[What you have to do] Copy out the listing that follows exactly, dropping every picture.

[Provided data]

--

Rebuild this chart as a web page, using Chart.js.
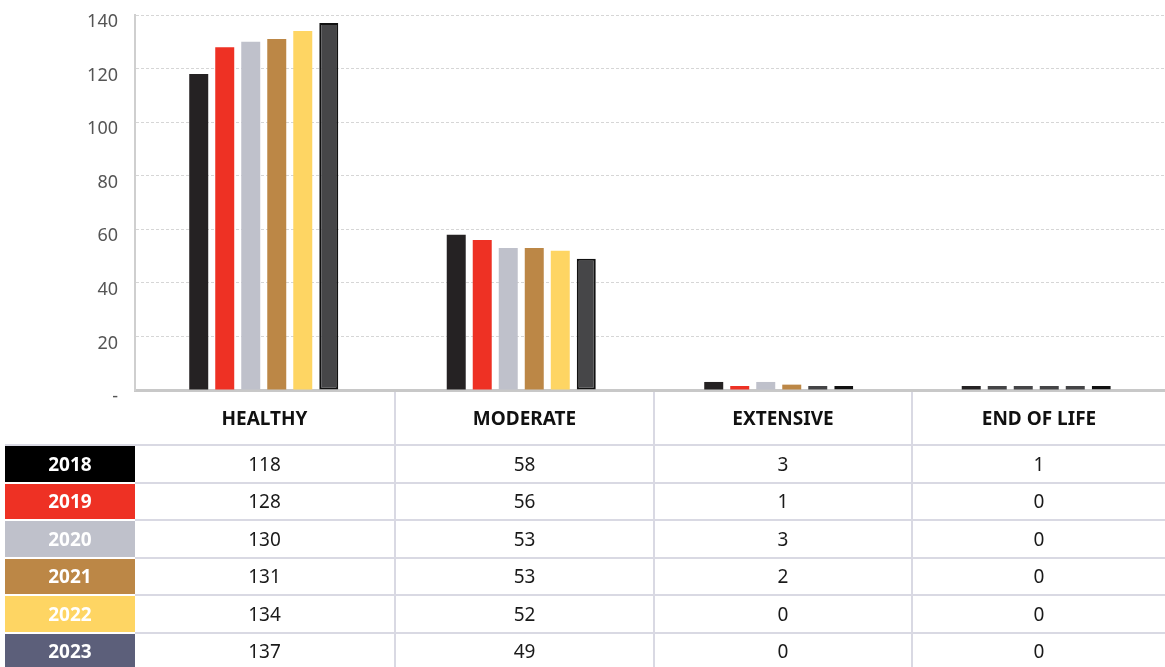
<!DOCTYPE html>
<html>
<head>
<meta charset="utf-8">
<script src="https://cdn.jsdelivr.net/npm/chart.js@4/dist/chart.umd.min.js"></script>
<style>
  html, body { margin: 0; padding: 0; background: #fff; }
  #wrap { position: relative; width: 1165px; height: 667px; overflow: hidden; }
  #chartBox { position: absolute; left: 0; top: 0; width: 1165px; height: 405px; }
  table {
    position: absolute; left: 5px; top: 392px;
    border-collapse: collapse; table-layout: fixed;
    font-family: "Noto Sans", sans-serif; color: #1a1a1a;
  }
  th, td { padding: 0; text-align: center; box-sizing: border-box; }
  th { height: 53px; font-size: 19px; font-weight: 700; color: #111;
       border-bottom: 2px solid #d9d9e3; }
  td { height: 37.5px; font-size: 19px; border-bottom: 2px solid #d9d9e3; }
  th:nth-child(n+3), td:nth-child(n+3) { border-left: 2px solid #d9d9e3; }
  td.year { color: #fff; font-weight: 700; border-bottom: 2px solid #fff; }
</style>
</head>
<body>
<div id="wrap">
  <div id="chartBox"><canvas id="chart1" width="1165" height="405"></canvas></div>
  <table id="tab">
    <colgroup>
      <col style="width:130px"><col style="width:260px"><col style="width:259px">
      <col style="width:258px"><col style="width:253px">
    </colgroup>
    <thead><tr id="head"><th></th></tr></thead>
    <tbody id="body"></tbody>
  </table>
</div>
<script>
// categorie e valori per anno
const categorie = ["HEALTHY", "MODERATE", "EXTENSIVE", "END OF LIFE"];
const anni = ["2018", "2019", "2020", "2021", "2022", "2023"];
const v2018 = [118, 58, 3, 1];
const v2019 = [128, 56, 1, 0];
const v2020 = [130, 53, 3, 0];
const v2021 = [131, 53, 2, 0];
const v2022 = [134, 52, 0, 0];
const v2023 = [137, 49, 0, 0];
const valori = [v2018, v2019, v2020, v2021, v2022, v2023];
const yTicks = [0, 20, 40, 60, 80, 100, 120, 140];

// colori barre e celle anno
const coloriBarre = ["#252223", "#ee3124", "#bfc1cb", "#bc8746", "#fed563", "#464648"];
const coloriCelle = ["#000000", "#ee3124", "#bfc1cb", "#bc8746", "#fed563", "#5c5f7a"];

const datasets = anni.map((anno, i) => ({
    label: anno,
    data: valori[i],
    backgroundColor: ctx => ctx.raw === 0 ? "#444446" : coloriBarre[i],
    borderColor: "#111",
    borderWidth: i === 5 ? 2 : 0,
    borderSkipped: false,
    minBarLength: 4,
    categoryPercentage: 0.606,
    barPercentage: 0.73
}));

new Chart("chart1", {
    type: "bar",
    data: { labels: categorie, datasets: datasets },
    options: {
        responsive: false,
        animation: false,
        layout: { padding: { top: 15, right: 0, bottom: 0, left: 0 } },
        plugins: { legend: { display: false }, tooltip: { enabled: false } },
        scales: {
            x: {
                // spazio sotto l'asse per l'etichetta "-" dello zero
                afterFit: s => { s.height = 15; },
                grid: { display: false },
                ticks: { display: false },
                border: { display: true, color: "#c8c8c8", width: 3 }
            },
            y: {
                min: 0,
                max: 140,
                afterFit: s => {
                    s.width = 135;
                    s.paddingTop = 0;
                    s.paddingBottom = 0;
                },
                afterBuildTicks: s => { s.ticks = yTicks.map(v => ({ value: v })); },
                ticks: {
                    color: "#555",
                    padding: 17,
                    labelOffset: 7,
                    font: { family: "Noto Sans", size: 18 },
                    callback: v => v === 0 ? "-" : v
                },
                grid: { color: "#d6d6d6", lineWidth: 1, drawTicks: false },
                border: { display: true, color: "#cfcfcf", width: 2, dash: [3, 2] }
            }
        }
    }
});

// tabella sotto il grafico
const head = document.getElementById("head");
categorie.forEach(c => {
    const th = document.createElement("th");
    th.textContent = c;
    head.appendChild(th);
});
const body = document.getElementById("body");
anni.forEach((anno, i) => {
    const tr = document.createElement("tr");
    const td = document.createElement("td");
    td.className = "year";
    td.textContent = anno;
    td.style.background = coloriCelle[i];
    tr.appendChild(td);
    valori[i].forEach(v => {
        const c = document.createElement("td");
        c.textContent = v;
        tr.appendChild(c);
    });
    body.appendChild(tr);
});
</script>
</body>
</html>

--

[Written answer]
Rebuild this chart as a web page, using Chart.js.
<!DOCTYPE html>
<html>
<head>
<meta charset="utf-8">
<script src="https://cdn.jsdelivr.net/npm/chart.js@4/dist/chart.umd.min.js"></script>
<style>
  html, body { margin: 0; padding: 0; background: #fff; }
  #wrap { position: relative; width: 1165px; height: 667px; overflow: hidden; }
  #chartBox { position: absolute; left: 0; top: 0; width: 1165px; height: 405px; }
  table {
    position: absolute; left: 5px; top: 392px;
    border-collapse: collapse; table-layout: fixed;
    font-family: "Noto Sans", sans-serif; color: #1a1a1a;
  }
  th, td { padding: 0; text-align: center; box-sizing: border-box; }
  th { height: 53px; font-size: 19px; font-weight: 700; color: #111;
       border-bottom: 2px solid #d9d9e3; }
  td { height: 37.5px; font-size: 19px; border-bottom: 2px solid #d9d9e3; }
  th:nth-child(n+3), td:nth-child(n+3) { border-left: 2px solid #d9d9e3; }
  td.year { color: #fff; font-weight: 700; border-bottom: 2px solid #fff; }
</style>
</head>
<body>
<div id="wrap">
  <div id="chartBox"><canvas id="chart1" width="1165" height="405"></canvas></div>
  <table id="tab">
    <colgroup>
      <col style="width:130px"><col style="width:260px"><col style="width:259px">
      <col style="width:258px"><col style="width:253px">
    </colgroup>
    <thead><tr id="head"><th></th></tr></thead>
    <tbody id="body"></tbody>
  </table>
</div>
<script>
// categorie e valori per anno
const categorie = ["HEALTHY", "MODERATE", "EXTENSIVE", "END OF LIFE"];
const anni = ["2018", "2019", "2020", "2021", "2022", "2023"];
const v2018 = [118, 58, 3, 1];
const v2019 = [128, 56, 1, 0];
const v2020 = [130, 53, 3, 0];
const v2021 = [131, 53, 2, 0];
const v2022 = [134, 52, 0, 0];
const v2023 = [137, 49, 0, 0];
const valori = [v2018, v2019, v2020, v2021, v2022, v2023];
const yTicks = [0, 20, 40, 60, 80, 100, 120, 140];

// colori barre e celle anno
const coloriBarre = ["#252223", "#ee3124", "#bfc1cb", "#bc8746", "#fed563", "#464648"];
const coloriCelle = ["#000000", "#ee3124", "#bfc1cb", "#bc8746", "#fed563", "#5c5f7a"];

const datasets = anni.map((anno, i) => ({
    label: anno,
    data: valori[i],
    backgroundColor: ctx => ctx.raw === 0 ? "#444446" : coloriBarre[i],
    borderColor: "#111",
    borderWidth: i === 5 ? 2 : 0,
    borderSkipped: false,
    minBarLength: 4,
    categoryPercentage: 0.606,
    barPercentage: 0.73
}));

new Chart("chart1", {
    type: "bar",
    data: { labels: categorie, datasets: datasets },
    options: {
        responsive: false,
        animation: false,
        layout: { padding: { top: 15, right: 0, bottom: 0, left: 0 } },
        plugins: { legend: { display: false }, tooltip: { enabled: false } },
        scales: {
            x: {
                // spazio sotto l'asse per l'etichetta "-" dello zero
                afterFit: s => { s.height = 15; },
                grid: { display: false },
                ticks: { display: false },
                border: { display: true, color: "#c8c8c8", width: 3 }
            },
            y: {
                min: 0,
                max: 140,
                afterFit: s => {
                    s.width = 135;
                    s.paddingTop = 0;
                    s.paddingBottom = 0;
                },
                afterBuildTicks: s => { s.ticks = yTicks.map(v => ({ value: v })); },
                ticks: {
                    color: "#555",
                    padding: 17,
                    labelOffset: 7,
                    font: { family: "Noto Sans", size: 18 },
                    callback: v => v === 0 ? "-" : v
                },
                grid: { color: "#d6d6d6", lineWidth: 1, drawTicks: false },
                border: { display: true, color: "#cfcfcf", width: 2, dash: [3, 2] }
            }
        }
    }
});

// tabella sotto il grafico
const head = document.getElementById("head");
categorie.forEach(c => {
    const th = document.createElement("th");
    th.textContent = c;
    head.appendChild(th);
});
const body = document.getElementById("body");
anni.forEach((anno, i) => {
    const tr = document.createElement("tr");
    const td = document.createElement("td");
    td.className = "year";
    td.textContent = anno;
    td.style.background = coloriCelle[i];
    tr.appendChild(td);
    valori[i].forEach(v => {
        const c = document.createElement("td");
        c.textContent = v;
        tr.appendChild(c);
    });
    body.appendChild(tr);
});
</script>
</body>
</html>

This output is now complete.